Nigerian women and international prostitution

By 

Dr. Chichi Aniagolu

In the second quarter of 1999, a Dutch Non-Governmental Organisation (NGO) reported on the plight of 400 under-aged Nigerian prostitutes living in the Netherlands. According to the report, these under-aged girls were smuggled into the Netherlands by unscrupulous merchants who keep these girls working long hard hours and under terrible conditions in order to recoup their fees for transporting the girls into the country. Recently, a study reported in one of the Nigerian newspapers stated that most of these girls prostituting in Europe come from Edo State, once the cradle and pride of West African civilisation, art and culture.

 

In 1996, another NGO, this time in Germany, reported a similar situation for Nigerian prostitutes in Germany. This is also the case in Italy, Belgium, Spain and to a lesser extent the United Kingdom. The activities of these prostitutes and the agents that ferry them have resulted in very bad publicity for Nigeria, to the extent that all Nigerian women are seen as potential prostitutes and Nigerian men, potential pimps. This and several other nefarious acts committed by people supposed to be Nigerians has resulted in untold hardships for honest Nigerian citizens living at home and abroad. For instance, for those in Nigeria, it has resulted in very strict international travel requirements and for those abroad, racism, discrimination, limited access to credit and so forth. For the European countries concerned, the trafficking of Nigerian women has resulted in higher crime rates, illegal aliens and increased costs of law enforcement.

 

The question however remains to be asked, why are so many Nigerian women so willing to go abroad and become prostitutes? Several opinion leaders and NGOs concerned about this issue have all argued collectively that poverty is at the root of this problem. However, after careful consideration, one is forced to conclude that this is a rather simplistic analysis of the problem. I am unwilling to accept poverty as the root of this problem, for several reasons.
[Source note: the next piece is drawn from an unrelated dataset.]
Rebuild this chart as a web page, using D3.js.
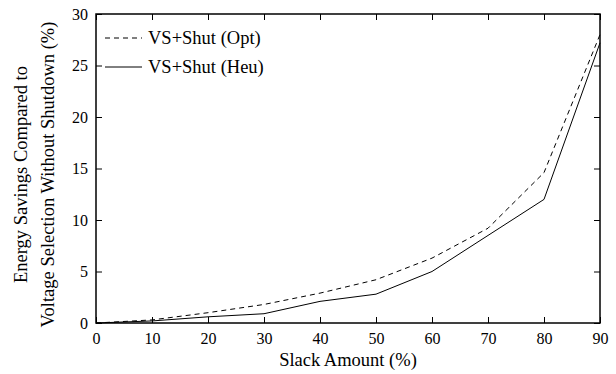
<!DOCTYPE html>
<html>
<head>
<meta charset="utf-8">
<script src="https://cdn.jsdelivr.net/npm/d3@7"></script>
<style>
  body { margin: 0; padding: 0; background: white; }
</style>
</head>
<body>
<div id="chart"></div>
<script>
const width = 616;
const height = 374;
const margin = { top: 14, right: 16, bottom: 51, left: 96 };
// no serif face is installed here, so use the Times-metric sans instead
const font = "'Liberation Serif', 'Liberation Sans', Arial, sans-serif";

const slack = [0, 10, 20, 30, 40, 50, 60, 70, 80, 90];
const optSavings = [0, 0.3, 1.0, 1.8, 2.9, 4.2, 6.3, 9.2, 14.6, 28.0];
const heuSavings = [0, 0.2, 0.6, 0.9, 2.1, 2.8, 5.0, 8.5, 12.0, 27.2];
const xTicks = [0, 10, 20, 30, 40, 50, 60, 70, 80, 90];
const yTicks = [0, 5, 10, 15, 20, 25, 30];

const series = [
  { name: "VS+Shut (Opt)", values: optSavings, dash: "5,4" },
  { name: "VS+Shut (Heu)", values: heuSavings, dash: null }
];

const svg = d3.select("#chart")
  .append("svg")
  .attr("width", width)
  .attr("height", height)
  .style("font-family", font);

const x = d3.scaleLinear()
  .domain([0, 90])
  .range([margin.left, width - margin.right]);

const y = d3.scaleLinear()
  .domain([0, 30])
  .range([height - margin.bottom, margin.top]);

const tickLen = 6;

// axes with inward ticks on all four sides
svg.append("g")
  .attr("transform", "translate(0," + y(0) + ")")
  .call(d3.axisBottom(x).tickValues(xTicks).tickSizeInner(-tickLen).tickSizeOuter(0).tickPadding(10))
  .call(g => g.select(".domain").remove())
  .selectAll("text").style("font-size", "16px").style("font-family", font);

svg.append("g")
  .attr("transform", "translate(0," + y(30) + ")")
  .call(d3.axisTop(x).tickValues(xTicks).tickSizeInner(-tickLen).tickSizeOuter(0).tickFormat(""))
  .call(g => g.select(".domain").remove());

svg.append("g")
  .attr("transform", "translate(" + x(0) + ",0)")
  .call(d3.axisLeft(y).tickValues(yTicks).tickSizeInner(-tickLen).tickSizeOuter(0).tickPadding(8))
  .call(g => g.select(".domain").remove())
  .selectAll("text").style("font-size", "16px").style("font-family", font);

svg.append("g")
  .attr("transform", "translate(" + x(90) + ",0)")
  .call(d3.axisRight(y).tickValues(yTicks).tickSizeInner(-tickLen).tickSizeOuter(0).tickFormat(""))
  .call(g => g.select(".domain").remove());

svg.selectAll(".tick line").attr("stroke", "black");

// frame
svg.append("rect")
  .attr("x", x(0))
  .attr("y", y(30))
  .attr("width", x(90) - x(0))
  .attr("height", y(0) - y(30))
  .attr("fill", "none")
  .attr("stroke", "black")
  .attr("stroke-width", 1.5);

const line = d3.line()
  .x((d, i) => x(slack[i]))
  .y(d => y(d));

svg.selectAll(".series")
  .data(series)
  .enter()
  .append("path")
  .attr("class", "series")
  .attr("d", d => line(d.values))
  .attr("fill", "none")
  .attr("stroke", "black")
  .attr("stroke-width", 1)
  .attr("stroke-dasharray", d => d.dash);

// legend
const legend = svg.append("g");
series.forEach(function (s, i) {
  const ly = 38 + i * 29;
  legend.append("line")
    .attr("x1", 105).attr("x2", 142)
    .attr("y1", ly).attr("y2", ly)
    .attr("stroke", "black")
    .attr("stroke-dasharray", s.dash);
  legend.append("text")
    .attr("x", 148)
    .attr("y", ly)
    .attr("dy", "0.35em")
    .style("font-size", "18.5px")
    .style("font-family", font)
    .text(s.name);
});

// axis titles
svg.append("text")
  .attr("x", (x(0) + x(90)) / 2)
  .attr("y", 366)
  .attr("text-anchor", "middle")
  .style("font-size", "18.5px")
  .style("font-family", font)
  .text("Slack Amount (%)");

const yTitle = svg.append("text")
  .attr("transform", "translate(0," + ((y(0) + y(30)) / 2 + 6) + ") rotate(-90)")
  .attr("text-anchor", "middle")
  .style("font-size", "18.5px")
  .style("font-family", font);
yTitle.append("tspan").attr("x", 0).attr("y", 27).text("Energy Savings Compared to");
yTitle.append("tspan").attr("x", 0).attr("y", 54).text("Voltage Selection Without Shutdown (%)");
</script>
</body>
</html>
In the first place, Nigeria is much richer than most African countries, yet Nigerian women top the list of the numbers of African women in prostitution in Europe. Besides, prostitution is most uncommon in village where the poverty level is higher than in the cities. In addition, the looters of Nigeria's treasuries are far from being poor yet they engage in banditry, which baffles even the average armed robber. From a different perspective, if one takes a more historical approach, we will discover that despite poverty, Africans, Asians and African-Americans denied themselves the little comforts that could have accrued to them in the quest for independence and self-actualisation. In Africa, especially in the case of South Africa, the bid to dislodge the obnoxious apartheid regime, led many African workers to embark on several strikes, which denied them their already miserly incomes.

 

In addition, they called for international boycott of South Africa despite the extreme hardship they knew they would face if such a call were heeded. In India, under Mahatma Ghandi, Indians en-masse went through untold hardship to win independence. In the United States of America, African-Americans refused to travel by bus in protest against segregation. Many of them walked tens of kilometres to their places of work and back rather than ride on the buses, poverty and hardship not withstanding. In Nigeria, million of Christians and Moslems fast and self-flagellate every year in order to win the approval of their maker, despite the absolute discomfort of such practices.

 

I highlight these examples in order to demonstrate that rather than poverty, Nigerians' international prostitution is as a result of a lack of pride, self-esteem and the lack of a collective goal and a national dream that we can all share and believe in. The examples cited above were able to work, because the people involved had a bigger dream that went beyond personal satisfaction. This is what we lack in Nigeria and what makes prostitution and all the other vices we experience so endemic. Thabo Mbeki, the President of South Africa, a few years ago, started the debate in South Africa on "Who is an African?" This debate was not merely an academic exercise, but one which was meant to ginger the South Africans into thinking about their Africaness. In Nigeria, not only is such intellectual discourse lacking, the alternative is the most divisive and banal discussions on Sharia, confederacy, ethnic autonomy, OPC, Bakassi boys etc. The National Assembly is only interested in allowances and contracts and the executive in international travel. Young people have nothing to believe in and old people gnash their teeth to their graves. It is no wonder that parents and daughters alike come to see money as the only reason to live and are, therefore, willing to act as co-conspirators in enhancing the trafficking of Nigerian women.

 

No amount of poverty alleviation programmes, vocational training and income generating alternatives can replace the lucrative business of women trafficking except a serious programme of national rebirth is launched which emphasises the pride of self-country and race. If Nigerians have nothing beyond money to believe in, have no greater values to uphold and have no pride to preserve, they will never stop trafficking in women, engaging in 419 and looting the treasury. The question of who is a Nigerian? What should a Nigerian be?" Who is an African? What should an African be? And finally in a world characterised by racism, what values should the black race collectively uphold must be debated. It is only when these issues become national and the average Nigerian begins to see him/herself as being an ambassador of Nigeria, regardless of status, that people can say no to acts that will hurt the country. Then they can begin to understand that self-esteem itself can be a gold mine.